◆ Objective ◆
Copy out every line that contains the word "matplotlib".

◆ Information shown ◆
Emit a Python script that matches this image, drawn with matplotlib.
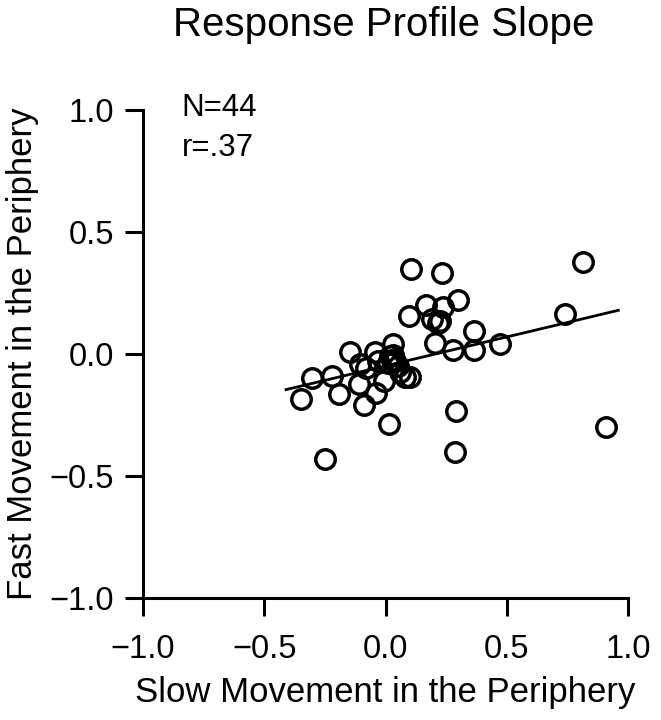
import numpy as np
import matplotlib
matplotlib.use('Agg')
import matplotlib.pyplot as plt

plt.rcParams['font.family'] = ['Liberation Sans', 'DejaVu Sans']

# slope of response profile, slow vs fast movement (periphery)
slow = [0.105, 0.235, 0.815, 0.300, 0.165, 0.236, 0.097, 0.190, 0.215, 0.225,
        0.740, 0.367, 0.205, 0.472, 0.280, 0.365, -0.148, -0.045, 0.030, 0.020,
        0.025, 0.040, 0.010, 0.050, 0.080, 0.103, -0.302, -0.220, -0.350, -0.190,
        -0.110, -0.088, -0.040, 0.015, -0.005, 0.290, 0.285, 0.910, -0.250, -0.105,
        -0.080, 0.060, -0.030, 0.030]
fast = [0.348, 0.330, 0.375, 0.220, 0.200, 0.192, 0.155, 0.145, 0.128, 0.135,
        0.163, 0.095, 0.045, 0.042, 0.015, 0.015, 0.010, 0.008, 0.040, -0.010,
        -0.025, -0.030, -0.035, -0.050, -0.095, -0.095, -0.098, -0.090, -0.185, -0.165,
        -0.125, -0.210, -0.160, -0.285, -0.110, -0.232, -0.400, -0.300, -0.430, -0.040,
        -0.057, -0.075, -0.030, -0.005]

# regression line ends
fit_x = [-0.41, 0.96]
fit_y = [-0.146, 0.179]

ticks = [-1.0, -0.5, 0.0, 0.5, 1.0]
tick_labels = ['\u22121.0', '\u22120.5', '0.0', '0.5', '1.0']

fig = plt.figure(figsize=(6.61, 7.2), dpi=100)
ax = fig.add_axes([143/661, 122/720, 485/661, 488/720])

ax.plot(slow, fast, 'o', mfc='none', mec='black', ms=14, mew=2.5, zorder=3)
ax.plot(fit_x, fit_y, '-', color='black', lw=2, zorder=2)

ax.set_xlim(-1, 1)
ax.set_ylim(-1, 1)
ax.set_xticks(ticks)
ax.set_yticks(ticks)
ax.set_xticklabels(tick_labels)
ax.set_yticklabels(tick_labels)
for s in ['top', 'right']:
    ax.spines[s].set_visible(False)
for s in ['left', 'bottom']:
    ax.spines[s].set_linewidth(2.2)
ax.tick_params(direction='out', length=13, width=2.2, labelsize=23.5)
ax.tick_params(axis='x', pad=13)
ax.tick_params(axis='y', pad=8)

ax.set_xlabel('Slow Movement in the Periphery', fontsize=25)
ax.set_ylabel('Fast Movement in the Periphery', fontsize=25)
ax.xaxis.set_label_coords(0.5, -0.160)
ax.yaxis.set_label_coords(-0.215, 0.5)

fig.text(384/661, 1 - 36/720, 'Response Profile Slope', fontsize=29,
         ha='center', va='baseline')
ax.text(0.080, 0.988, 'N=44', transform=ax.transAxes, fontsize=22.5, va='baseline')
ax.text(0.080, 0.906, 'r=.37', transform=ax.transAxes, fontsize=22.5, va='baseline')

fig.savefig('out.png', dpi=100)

◆ Complete output ◆
Emit a Python script that matches this image, drawn with matplotlib.
import matplotlib
matplotlib.use('Agg')
import matplotlib.pyplot as plt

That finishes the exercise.